Although Cruz was already a permanent resident when DACA was launched by Obama in 2012, she says she understands the struggles that minors brought to the US by immigrant parents are experiencing today, and hopes to become a voice for undocumented people in public office. She calls the Trump administration’s decision to end DACA a “cheap political ploy, endangering the lives of millions of Dreamers and their families” and “a slap in the face to immigrants who have worked hard, contributed to our economy, and [just want to] remain with their families in the only country they call home.”
If elected, Cruz intends to advocate for working families and support immigrant communities. Her other priorities include reliable bus and subway service, healthcare, smaller class sizes in public schools, strengthening policies that integrate immigrants, and affordable housing. “Not only am I going to be the political figure that can help get that change, but I am one of you,” says Cruz. “I now get to be the voice of those kids who are still living in the shadows.”
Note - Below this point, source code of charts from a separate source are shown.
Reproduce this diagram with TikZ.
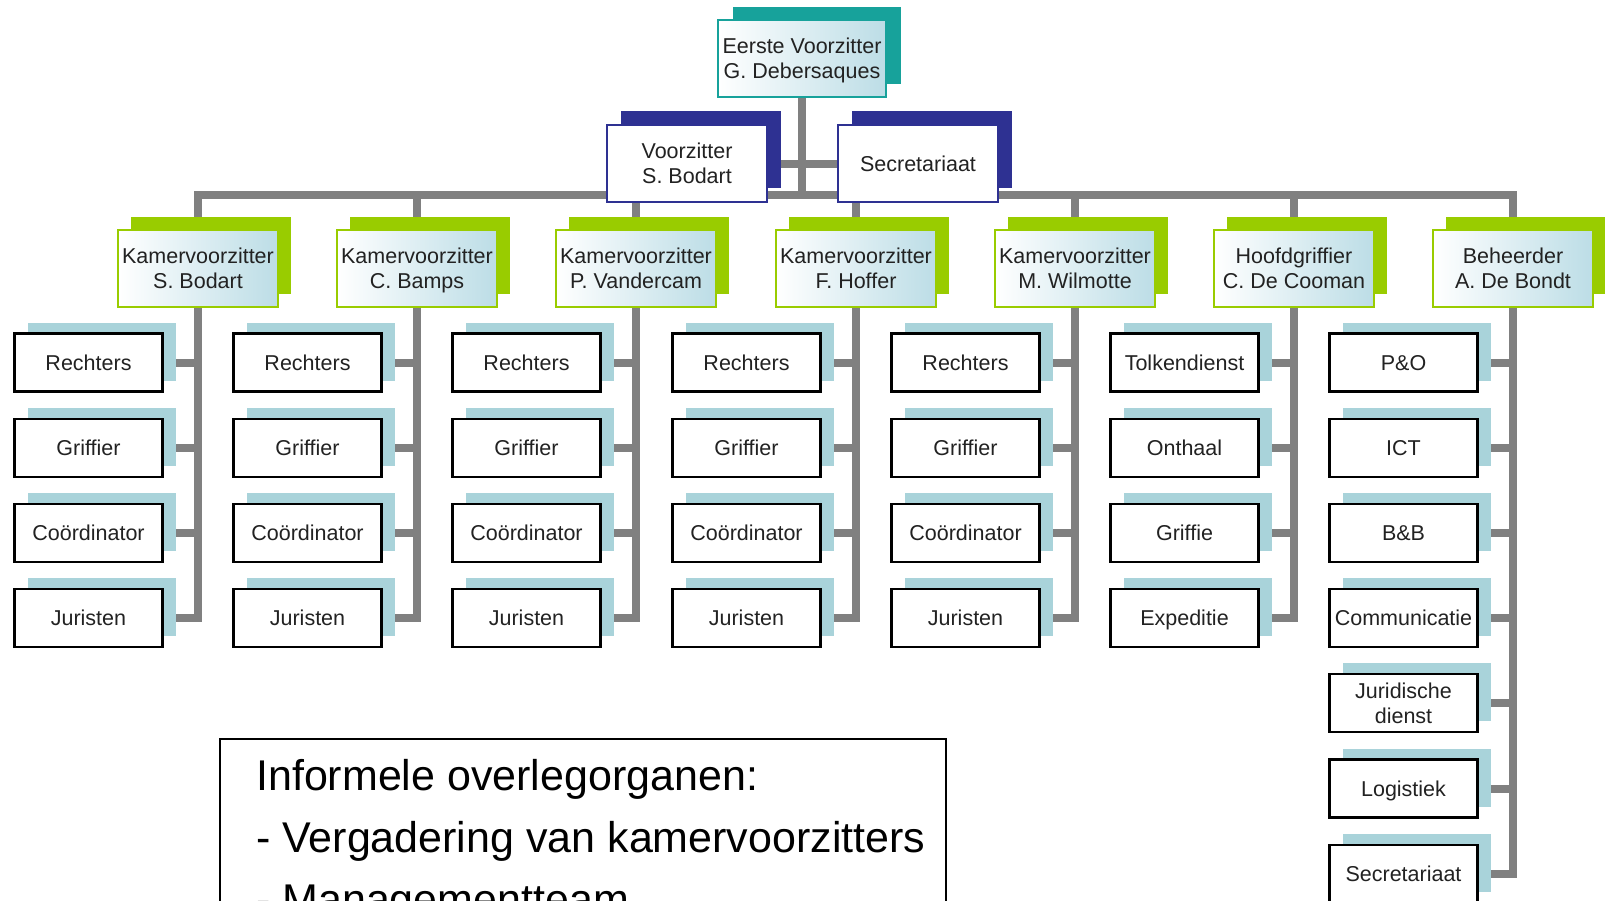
\documentclass[tikz,border=0pt]{standalone}
\usepackage{fontspec}
\setmainfont{Liberation Sans}
\usetikzlibrary{shadows,backgrounds}

\definecolor{linegray}{HTML}{808080}
\definecolor{topteal}{HTML}{17A29B}
\definecolor{navy}{HTML}{2E3192}
\definecolor{kvgreen}{HTML}{99CC00}
\definecolor{paleblue}{HTML}{A9D3DA}
\definecolor{gradblue}{HTML}{BCDDE6}
\definecolor{txt}{HTML}{222222}

\tikzset{
  link/.style={draw=linegray, line width=8pt},
  basebox/.style={inner sep=0pt, align=center, text=txt, text depth=0pt,
    font=\fontsize{21.5}{25}\selectfont},
  topbox/.style={basebox, draw=topteal, line width=2pt, minimum width=168pt,
    minimum height=77pt, left color=white, right color=gradblue,
    general shadow={fill=topteal, shadow xshift=15pt, shadow yshift=13pt}},
  staffbox/.style={basebox, draw=navy, line width=2pt, fill=white,
    minimum width=160pt, minimum height=77pt,
    general shadow={fill=navy, shadow xshift=14pt, shadow yshift=14pt}},
  kvbox/.style={basebox, draw=kvgreen, line width=2pt, minimum width=160pt,
    minimum height=77pt, left color=white, right color=gradblue,
    general shadow={fill=kvgreen, shadow xshift=13pt, shadow yshift=13pt}},
  unitbox/.style={basebox, draw=black, line width=2.2pt, fill=white,
    minimum width=148pt, minimum height=58pt,
    general shadow={fill=paleblue, shadow xshift=13pt, shadow yshift=11pt}},
  notetext/.style={anchor=base west, inner sep=0pt,
    font=\fontsize{43}{50}\selectfont}
}

\begin{document}
\begin{tikzpicture}[x=1pt, y=-1pt]
\useasboundingbox (0,0) rectangle (1605,900);
\clip (0,0) rectangle (1605,900);

% top of the tree
\node[topbox] (top) at (802,58.5) {Eerste Voorzitter\\G. Debersaques};
\node[staffbox] (vz) at (687,163.5) {Voorzitter\\S. Bodart};
\node[staffbox] (sec) at (918,163.5) {Secretariaat};
\coordinate (bus) at (802,195);

% chambers and services
\node[kvbox] (k1) at (198,268.5) {Kamervoorzitter\\S. Bodart};
\node[kvbox] (k2) at (417,268.5) {Kamervoorzitter\\C. Bamps};
\node[kvbox] (k3) at (636,268.5) {Kamervoorzitter\\P. Vandercam};
\node[kvbox] (k4) at (856,268.5) {Kamervoorzitter\\F. Hoffer};
\node[kvbox] (k5) at (1075,268.5) {Kamervoorzitter\\M. Wilmotte};
\node[kvbox] (k6) at (1294,268.5) {Hoofdgriffier\\C. De Cooman};
\node[kvbox] (k7) at (1513,268.5) {Beheerder\\A. De Bondt};

\foreach \c/\px in {1/198,2/417,3/636,4/856,5/1075}
  \foreach \lab [count=\r] in {Rechters,Griffier,Coördinator,Juristen}
    \node[unitbox] (u\c-\r) at ({\px-109.5},{362.5+85.2*(\r-1)}) {\lab};

\foreach \lab [count=\r] in {Tolkendienst,Onthaal,Griffie,Expeditie}
  \node[unitbox] (u6-\r) at (1184.5,{362.5+85.2*(\r-1)}) {\lab};

\foreach \lab [count=\r] in {P\&O,ICT,B\&B,Communicatie,{Juridische\\dienst},Logistiek,Secretariaat}
  \node[unitbox] (u7-\r) at (1403.5,{362.5+85.2*(\r-1)}) {\lab};

% connectors
\begin{scope}[on background layer]
\draw[link] (top.south) -- (bus);
\draw[link] (vz.east) -- (sec.west);
\draw[link] (k1.north) |- (bus) -| (k7.north);
\foreach \c in {2,...,6}
  \draw[link] (k\c.north) -- (k\c.north |- bus);
\foreach \c/\n in {1/4,2/4,3/4,4/4,5/4,6/4,7/7} {
  \draw[link] (k\c.south) |- (u\c-\n.east);
  \foreach \r in {1,...,\n}
    \draw[link] (u\c-\r.east) -- (u\c-\r.east -| k\c.south);
}
\end{scope}

% informal bodies
\draw[line width=2pt] (220,739) rectangle (946,990);
\node[notetext] (note1) at (256,790) {Informele overlegorganen:};
\node[notetext] (note2) at (256,852) {- Vergadering van kamervoorzitters};
\node[notetext] (note3) at (256,914) {- Managementteam};
\end{tikzpicture}
\end{document}
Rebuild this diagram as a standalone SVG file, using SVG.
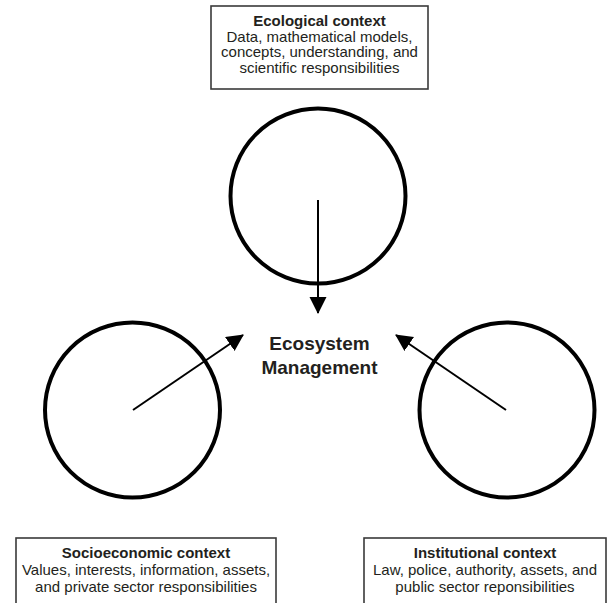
<svg xmlns="http://www.w3.org/2000/svg" width="609" height="603" viewBox="0 0 609 603">
<style>
.box{fill:#fff;stroke:#3a3a3a;stroke-width:1.6}
.circ{fill:none;stroke:#000;stroke-width:4}
.conn{stroke:#000;stroke-width:2;fill:none}
text{font-family:"Liberation Sans",Arial,sans-serif;fill:#231f20;text-anchor:middle}
.t{font-size:15px}
.b{font-weight:bold}
.c{font-size:19px;font-weight:bold}
</style>
<defs>
<marker id="ah" markerWidth="18" markerHeight="18" refX="16" refY="8.5" orient="auto" markerUnits="userSpaceOnUse">
<path d="M0,0 L17,8.5 L0,17 z" fill="#000"/>
</marker>
</defs>
<g id="ecological">
<rect class="box" x="211" y="6" width="217" height="83"/>
<text class="t" x="319.5" y="26"><tspan class="b">Ecological context</tspan><tspan x="319.5" dy="15.5">Data, mathematical models,</tspan><tspan x="319.5" dy="15.5">concepts, understanding, and</tspan><tspan x="319.5" dy="15.5">scientific responsibilities</tspan></text>
<circle class="circ" cx="318" cy="196" r="87.5"/>
</g>
<g id="socioeconomic">
<circle class="circ" cx="132.5" cy="410" r="87.5"/>
<rect class="box" x="16" y="538" width="260" height="70"/>
<text class="t" x="146" y="558"><tspan class="b">Socioeconomic context</tspan><tspan x="146" dy="17">Values, interests, information, assets,</tspan><tspan x="146" dy="17">and private sector responsibilities</tspan></text>
</g>
<g id="institutional">
<circle class="circ" cx="507" cy="410" r="87.5"/>
<rect class="box" x="364" y="538" width="242" height="70"/>
<text class="t" x="485" y="558"><tspan class="b">Institutional context</tspan><tspan x="485" dy="17">Law, police, authority, assets, and</tspan><tspan x="485" dy="17">public sector reponsibilities</tspan></text>
</g>
<g id="management">
<text class="c" x="319.5" y="350">Ecosystem</text>
<text class="c" x="319.5" y="374">Management</text>
</g>
<g id="connectors">
<line class="conn" x1="318" y1="200" x2="318" y2="313" marker-end="url(#ah)"/>
<line class="conn" x1="133" y1="410" x2="243" y2="335" marker-end="url(#ah)"/>
<line class="conn" x1="506" y1="410" x2="396" y2="335" marker-end="url(#ah)"/>
</g>
</svg>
One of Cruz’s primary goals is to end overcrowding in public schools, and build new schools in the district: “They are learning in trailers!” She graduated from John Bowne High School in Flushing, Queens, then attended CUNY John Jay College of Criminal Justice and CUNY Law School, an experience that she says proved instrumental to her success. “They gave me the opportunity of a lifetime to get an education, to get the skills, and to meet the people that would later make me the woman that I am today, the professional that I am today, the lawyer that I am today,” she says. “It was through that process that I fell in love with the idea of advocacy at a bigger level.”
But that’s only one of many reasons why Cruz is entering politics. She recalls looking to her mother for advice when she was making the difficult to decision to run. “She looked at me and she said, ‘Do you think that I did all I did to bring you to this country for you to be mediocre?’ I just stared at her. ‘I don't care whether you win or you lose,’ she said. ‘Of course, I want you to win, but you can't be mediocre. You have to try your hardest. You have to do what you need to do because that's what you're here to do.’”
Cruz’s face shines when she speaks about mentorship and future generations. “I mentor this young Muslim woman at New York Law School. She's a DACA recipient,” she says. “I get to help to change the world for her, because she's in the place I was in. My grandmother taught me: you may be the first, but it is your responsibility to make sure that you're not the last.”
Correction: This story originally incorrectly defined “Dreamer,” an unofficial term commonly used to refer to a person who might have been provided protections by the never-passed DREAM Act, as “someone who was brought to the US as an undocumented minor.” Two sections of the original story contained errors about the ethnic identities and citizenship of New York State Assembly members and politicians on state and national levels, which we have excised. We have updated the story to clarify, and we regret the error.